Low-maintenance shrubs include witch hazel, forsythia, butterfly bush and several dwarf spruce species. Some hydrangea species are also easy to care for in certain climate zones.
Witch hazel is native to the United States, which means that it can thrive in many areas of the country. It is tolerant to both cold and drought, and it is flexible when it comes to sunlight. It blooms in November and December, offering a pop of color in the colder months. Asian witch hazel varieties bloom in February and March and can handle temperatures as cold as -20 degrees Fahrenheit.
Forsythia is a hardy plant that blooms with bright yellow flowers in early spring. It grows quickly, which means that it does not need a lot of maintenance. It is also easy to start from cuttings, letting gardeners on a budget quickly add bushes to garden spaces. However, forsythias are not always appropriate for small spaces, as maintaining smaller sizes can require lots of pruning.
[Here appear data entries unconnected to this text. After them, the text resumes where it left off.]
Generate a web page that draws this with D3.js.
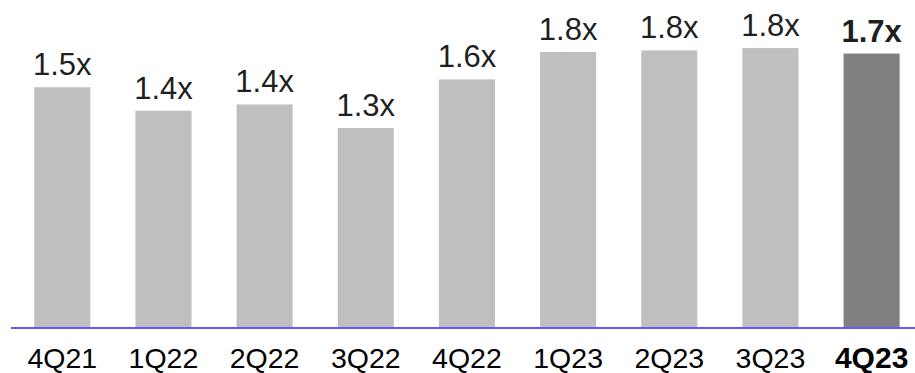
<!DOCTYPE html>
<html>
<head>
<meta charset="utf-8">
<script src="https://cdn.jsdelivr.net/npm/d3@7"></script>
<style>
  html, body { margin: 0; padding: 0; background: #fff; }
  svg { display: block; font-family: Arial, "Liberation Sans", sans-serif; }
</style>
</head>
<body>
<svg id="chart" width="915" height="373"></svg>
<script>
// Quarterly multiple (x)
const quarters = ["4Q21", "1Q22", "2Q22", "3Q22", "4Q22", "1Q23", "2Q23", "3Q23", "4Q23"];
const multiples = [1.53, 1.38, 1.42, 1.27, 1.58, 1.755, 1.765, 1.78, 1.745];
const highlight = "4Q23";

const baseY = 327;

const svg = d3.select("#chart");

const x = d3.scaleBand()
  .domain(quarters)
  .range([12, 12 + 101.1 * quarters.length])
  .paddingInner(0.446)
  .paddingOuter(0.22);

const y = d3.scaleLinear()
  .domain([0, 2])
  .range([baseY, baseY - 2 * 156.7]);

const fmt = d => d3.format(".1f")(d) + "x";

const data = quarters.map((q, i) => ({ q, v: multiples[i] }));

// bars
svg.append("g").selectAll("rect")
  .data(data)
  .join("rect")
  .attr("x", d => x(d.q))
  .attr("width", x.bandwidth())
  .attr("y", d => y(d.v))
  .attr("height", d => y(0) - y(d.v))
  .attr("fill", d => d.q === highlight ? "#7f7f7f" : "#bfbfbf");

// value labels
svg.append("g").selectAll("text")
  .data(data)
  .join("text")
  .attr("x", d => x(d.q) + x.bandwidth() / 2)
  .attr("y", d => y(d.v) - 12)
  .attr("text-anchor", "middle")
  .attr("font-size", 31)
  .attr("font-weight", d => d.q === highlight ? "bold" : "normal")
  .attr("fill", "#1f1f1f")
  .text(d => fmt(d.v));

// baseline axis
const axis = svg.append("g")
  .attr("transform", `translate(0,${baseY + 1})`)
  .call(d3.axisBottom(x).tickSize(0).tickPadding(0));
axis.select(".domain").remove();
axis.append("line")
  .attr("x1", 11).attr("x2", 915)
  .attr("y1", 0).attr("y2", 0)
  .attr("stroke", "#5a5aff")
  .attr("stroke-width", 2);
axis.selectAll(".tick text")
  .attr("y", 39.5)
  .attr("dy", 0)
  .attr("font-family", "Arial, 'Liberation Sans', sans-serif")
  .attr("font-size", d => d === highlight ? 30 : 28.5)
  .attr("font-weight", d => d === highlight ? "bold" : "normal")
  .attr("fill", "#000");
</script>
</body>
</html>
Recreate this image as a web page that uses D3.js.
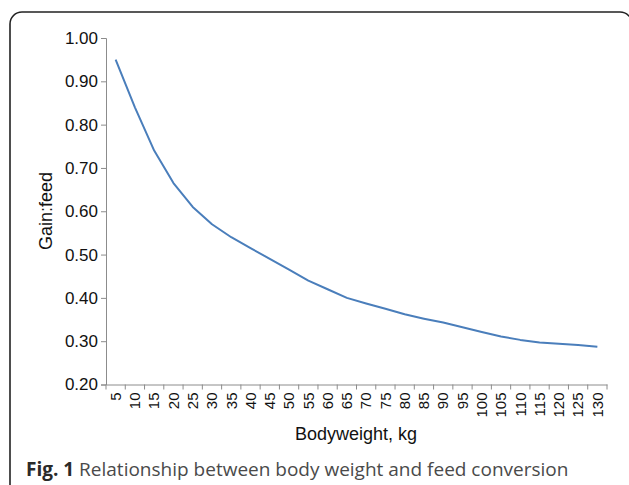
<!DOCTYPE html>
<html>
<head>
<meta charset="utf-8">
<script src="https://cdn.jsdelivr.net/npm/d3@7"></script>
<style>
  body { margin: 0; background: #fff; }
  svg { display: block; }
  .axis text { font-family: "Liberation Sans", Arial, sans-serif; fill: #111; }
  .y-axis text { font-size: 17px; }
  .x-axis text { font-size: 15px; }
  .axis path, .axis line { stroke: #8c8c8c; }
  .axis-label { font-family: "Liberation Sans", Arial, sans-serif; font-size: 18px; fill: #111; }
  .caption { font-family: "Open Sans", sans-serif; font-size: 19px; fill: #4a4a4a; }
</style>
</head>
<body>
<div id="chart"></div>
<script>
// Gain:feed ratio by bodyweight (kg)
const bodyweights = [5, 10, 15, 20, 25, 30, 35, 40, 45, 50, 55, 60, 65, 70, 75, 80, 85, 90, 95, 100, 105, 110, 115, 120, 125, 130];
const gainFeed = [0.95, 0.84, 0.74, 0.665, 0.61, 0.57, 0.54, 0.515, 0.49, 0.465, 0.44, 0.42, 0.40, 0.387, 0.375, 0.362, 0.352, 0.343, 0.332, 0.321, 0.311, 0.303, 0.297, 0.294, 0.291, 0.287];
const yTicks = [0.20, 0.30, 0.40, 0.50, 0.60, 0.70, 0.80, 0.90, 1.00];

const W = 629, H = 485;
const margin = {top: 38, right: 22, bottom: 100, left: 106};
const height = H - margin.top - margin.bottom;

const svg = d3.select("#chart")
    .append("svg")
    .attr("width", W)
    .attr("height", H);

// figure frame
svg.append("rect")
    .attr("x", 10)
    .attr("y", 12)
    .attr("width", 622)
    .attr("height", 520)
    .attr("rx", 12)
    .attr("fill", "none")
    .attr("stroke", "#222")
    .attr("stroke-width", 1.6);

const g = svg.append("g")
    .attr("transform", `translate(${margin.left},${margin.top})`);

const x = d3.scaleBand()
    .domain(bodyweights)
    .range([0, 501]);

const y = d3.scaleLinear()
    .domain([0.2, 1.0])
    .range([height - 0.5, 0]);

// y axis
g.append("g")
    .attr("class", "axis y-axis")
    .call(d3.axisLeft(y).tickValues(yTicks).tickFormat(d3.format(".2f")).tickSize(5).tickPadding(3));

// x axis: ticks at category boundaries
const xAxis = g.append("g")
    .attr("class", "axis x-axis")
    .attr("transform", `translate(0,${height - 0.5})`)
    .call(d3.axisBottom(x).tickSize(0).tickPadding(0));

xAxis.selectAll(".tick text")
    .attr("transform", "rotate(-90)")
    .attr("text-anchor", "end")
    .attr("x", -8)
    .attr("y", 0)
    .attr("dy", "0.35em");

xAxis.selectAll(".boundary")
    .data(bodyweights.concat([null]))
    .enter().append("line")
    .attr("class", "boundary")
    .attr("x1", (d, i) => i * x.step())
    .attr("x2", (d, i) => i * x.step())
    .attr("y1", 0)
    .attr("y2", 5);

// the line
const line = d3.line()
    .x((d, i) => x(bodyweights[i]) + x.bandwidth() / 2)
    .y(d => y(d));

g.append("path")
    .datum(gainFeed)
    .attr("fill", "none")
    .attr("stroke", "#4a7ebb")
    .attr("stroke-width", 2)
    .attr("stroke-linejoin", "round")
    .attr("d", line);

// axis titles
svg.append("text")
    .attr("class", "axis-label")
    .attr("text-anchor", "middle")
    .attr("x", 356)
    .attr("y", 440)
    .text("Bodyweight, kg");

svg.append("text")
    .attr("class", "axis-label")
    .attr("text-anchor", "middle")
    .attr("transform", "rotate(-90)")
    .attr("x", -211)
    .attr("y", 52)
    .text("Gain:feed");

// caption
const cap = svg.append("text")
    .attr("class", "caption")
    .attr("x", 26)
    .attr("y", 476);
cap.append("tspan")
    .style("font-weight", "bold")
    .style("fill", "#2a2a2a")
    .text("Fig. 1");
cap.append("tspan")
    .text(" Relationship between body weight and feed conversion");
</script>
</body>
</html>
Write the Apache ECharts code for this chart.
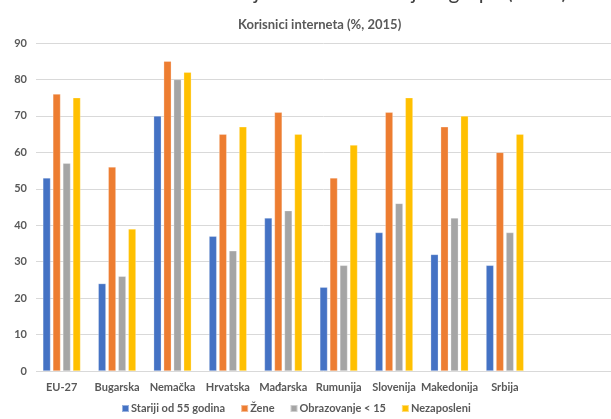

The butterfly bush does well in full sun with well drained soil. It has attractive purple flowers that draw in butterflies. Although it requires pruning in the winter, it does not require a lot of additional care. However, the plant is invasive in some areas of the mid-west and west, so gardeners should check their state's invasive species list before planting it.
Dwarf spruce trees such as the dwarf globe blue spruce and the dwarf Norway spruce are fairly tolerant to frost and can handle cooler climates such as those found in hardiness zone three. Other than regular watering and shelter from strong winds and heavy direct sunlight, these species require fairly minimal care.
In warmer climate zones such as Georgia and Florida, native hydrangea species such as the oakleaf hydrangea can make good shrub choices. These plants have large blossoms in the summer and the foliage turns an attractive red color in the winter.